Giudici dei provvedimenti coercitivi, il Consiglio di Stato rilancia il tema alla luce della riforma della legge sul diritto penale amministrativo
Si istituisca un Ufficio federale dei giudici dei provvedimenti coercitivi. Lo propone il governo ticinese esprimendosi in merito al progetto di revisione totale della Legge sul diritto penale amministrativo posto in consultazione in gennaio, e sino a ieri, dal Consiglio federale. L’adozione della nuova procedura di diritto penale amministrativo – parliamo in pratica delle inchieste penali che vengono condotte da autorità amministrative federali, per esempio quella fiscale – “dovrebbe essere l’occasione per creare un Ufficio federale dei giudici dei provvedimenti coercitivi, che si occuperebbe non solo degli incarti fondati sul diritto penale amministrativo, ma anche di quelli fondati sul Codice di procedura penale”, scrive il Consiglio di Stato, dicendosi contrario all’attribuzione, da parte della Confederazione ai Cantoni, di ulteriori competenze in ambito giudiziario che la riforma in questione prospetta.
In seno alla magistratura ticinese l’Ufficio (cantonale) dei gpc è composto di quattro magistrati. Quattro giudici di garanzia chiamati, fra l’altro, a convalidare o meno gli arresti ordinati dal Ministero pubblico cantonale, e pertanto a disporre la carcerazione preventiva, ad autorizzare o meno i controlli telefonici, a pronunciarsi sulle istanze di proroga della detenzione (preventiva) oppure di libertà provvisoria, a decidere sulla richiesta di levata dei sigilli per accedere a documenti sensibili. Ma le competenze dell’autorità giudiziaria ticinese non sono circoscritte alla giurisdizione cantonale. Oggi i quattro giudici deliberano sulle misure coercitive adottate anche dal Ministero pubblico della Confederazione: conferma arresti, controlli telefonici… E questo perché manca appunto un Ufficio dei gpc per la giurisdizione federale.

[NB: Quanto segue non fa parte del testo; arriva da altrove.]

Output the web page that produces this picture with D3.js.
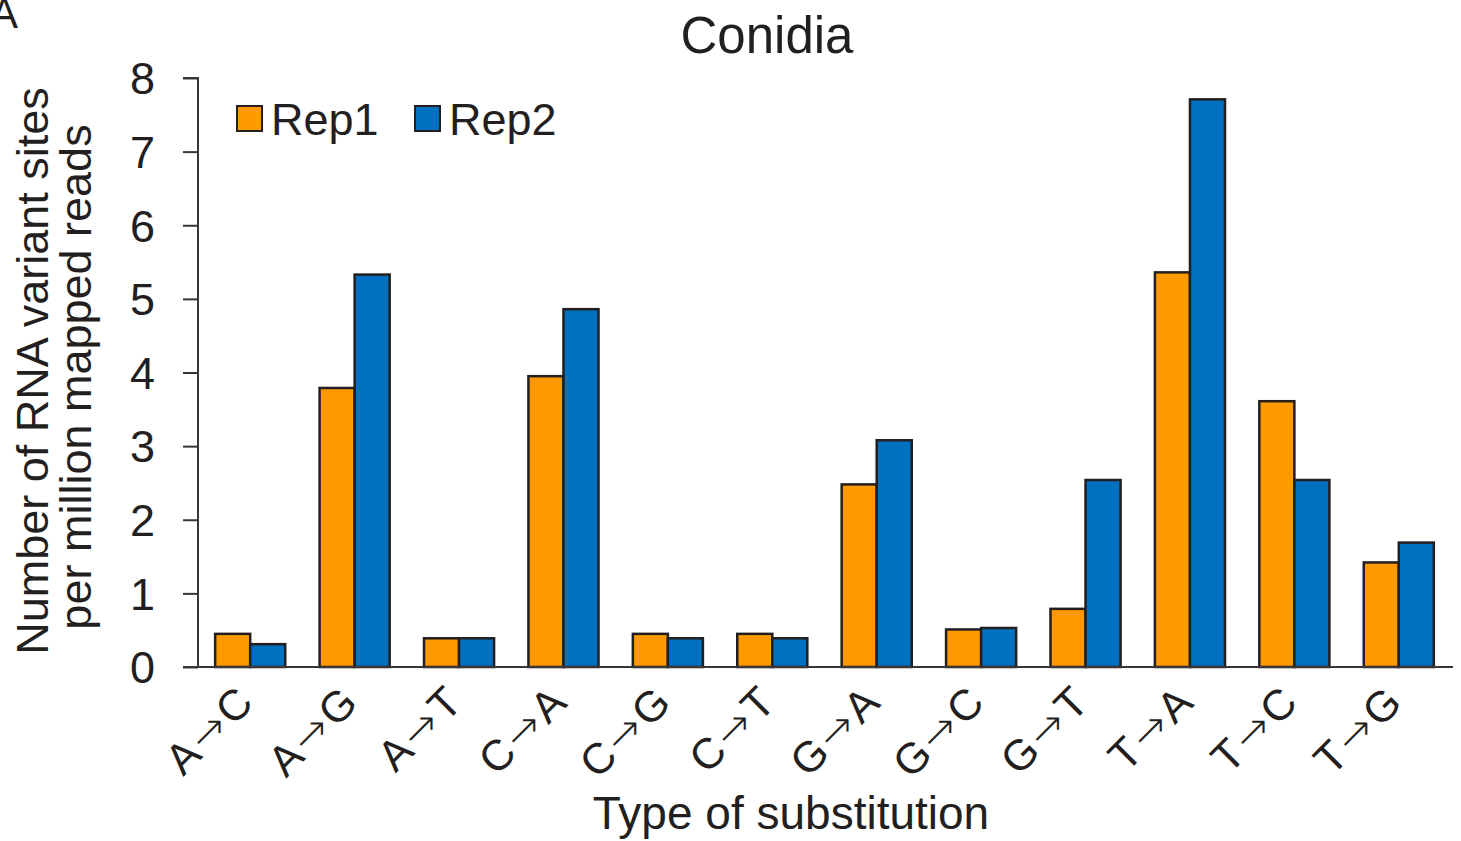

Bellinzona rilancia il tema alla luce della riforma, messa a punto da Berna, della Legge federale sul diritto penale amministrativo. Revisione innescata da una mozione depositata nel 2014 dall’allora deputato del Plr al Nazionale (ora consigliere agli Stati) Andrea Caroni.
Per quanto riguarda le conseguenze della revisione normativa sull’attività dei gpc, l’avamprogetto, annota il governo ticinese, “prevede di attribuire ai giudici dei provvedimenti coercitivi dei Cantoni tutti i provvedimenti coercitivi previsti nella legge, comprese le procedure di levate dei sigilli nelle cause di diritto penale amministrativo, attualmente svolte dalla Corte dei reclami penali del Tribunale penale federale”. Una proposta, si sottolinea nella presa di posizione indirizzata dall’Esecutivo cantonale al Dipartimento federale di giustizia e polizia, che “non può essere condivisa dal Consiglio di Stato”. Il quale “postula, al contrario, la creazione di un Ufficio federale dei giudici dei provvedimenti coercitivi”.
Oggi, osserva Bellinzona, la Corte dei reclami penali del Tribunale penale federale “funge da autorità unica di verifica e di reclamo nell’ambito delle inchieste penali amministrative federali, ciò che consente di mantenere un’unità di prassi”. Ebbene, rileva il Consiglio di Stato, “ribaltando tali compiti sui giudici dei provvedimenti coercitivi cantonali, i quali sono già sufficientemente sollecitati, vi è il rischio di creare almeno ventisei prassi, senza un reale vantaggio né per le inchieste né per la ricerca della verità materiale”.
L’introduzione di un Ufficio dei gpc per la giurisdizione federale, ricorda il governo ticinese, era stata discussa “in occasione dell’elaborazione della nuova procedura penale”, unificata a livello nazionale ed entrata in vigore nel 2011. Venne però “scartata per motivi di opportunità finanziaria, preferendo semplicisticamente delegare tale compito alle preposte autorità cantonali anche per le procedure condotte dal Ministero pubblico della Confederazione”. Tuttavia, il governo ticinese si allinea “all’opinione della Conferenza delle direttrici e dei direttori dei dipartimenti cantonali di giustizia e polizia, secondo cui l’istituzione di un Ufficio dei giudici dei provvedimenti coercitivi a livello federale porterebbe, oltre che a un notevole sgravio dei corrispondenti uffici cantonali di incarti impegnativi, a eliminare l’attuale, insoddisfacente commistione di autorità cantonali e federali in una medesima procedura, sia essa di diritto penale ordinario che di diritto penale amministrativo”. Il Consiglio di Stato fa peraltro presente “come per esempio le procedure di dissigillamento possono essere molto impattanti sull’attività abituale di un Ufficio del giudice dei provvedimenti coercitivi” cantonale.